The Arts of Power: Ritual, Myth, and Propaganda from the Age of Augustus to the World of Wikileaks
01:510:245 (4 Credits)
Core: HST, SCL
Professor Alastair Bellany, History
Power.
How is it constructed and exercised? What legitimates the use of power and what makes for effective acts of resistance and revolution? What do the conceptual tools of historians, anthropologists, literary critics, and art historians reveal about the cultural construction of political power? What light do the complex experiences of the past throw on our turbulent present and future?
From the cult of the Roman emperor to the sacral kingship of the middle ages; from Renaissance courts to revolutionary cities; from the propaganda image of the totalitarian leader to the tabloid celebrity of the modern princess; from the imperial colony to the surveillance state and wikileaks, myths, rituals, and the arts have created and sustained (and, at times, resisted) many different forms of political authority.
The Arts of Power explores how religious beliefs and legends, art and movies, revolutionary hymns and street posters, dissident rock bands and poets, public executions and political advertisements, and coronations and festivals shape and legitimate, or de-legitimate, the exercise of power in the world around us.

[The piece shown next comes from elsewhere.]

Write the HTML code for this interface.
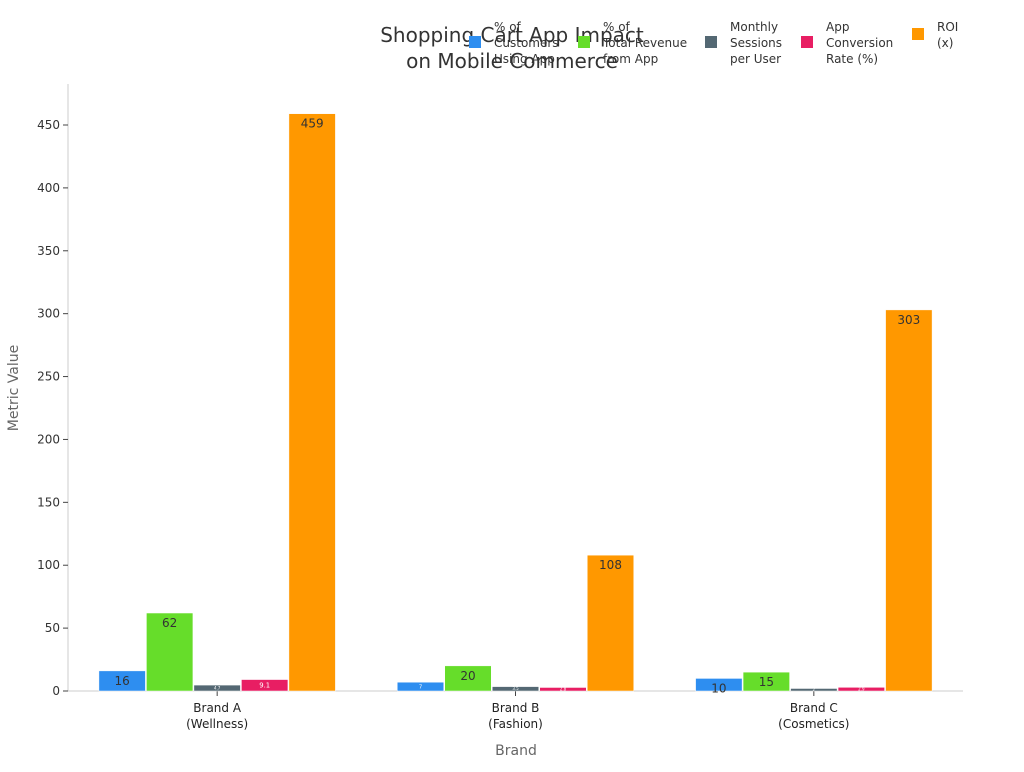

This course is particularly recommended for students who intend to pursue majors in American studies, anthropology, area studies, art history, business, cinema studies, classics, communication, comparative literature, criminal justice, English, European studies, history, journalism and media studies, languages and literatures, medieval studies, political science, psychology, religion, sociology, theater arts, and visual arts. This course carries credit toward the major and minor in history. The Arts of Power can be used to meet the SAS Core Curriculum goals in Historical Analysis [HST] and Social Analysis [SCL].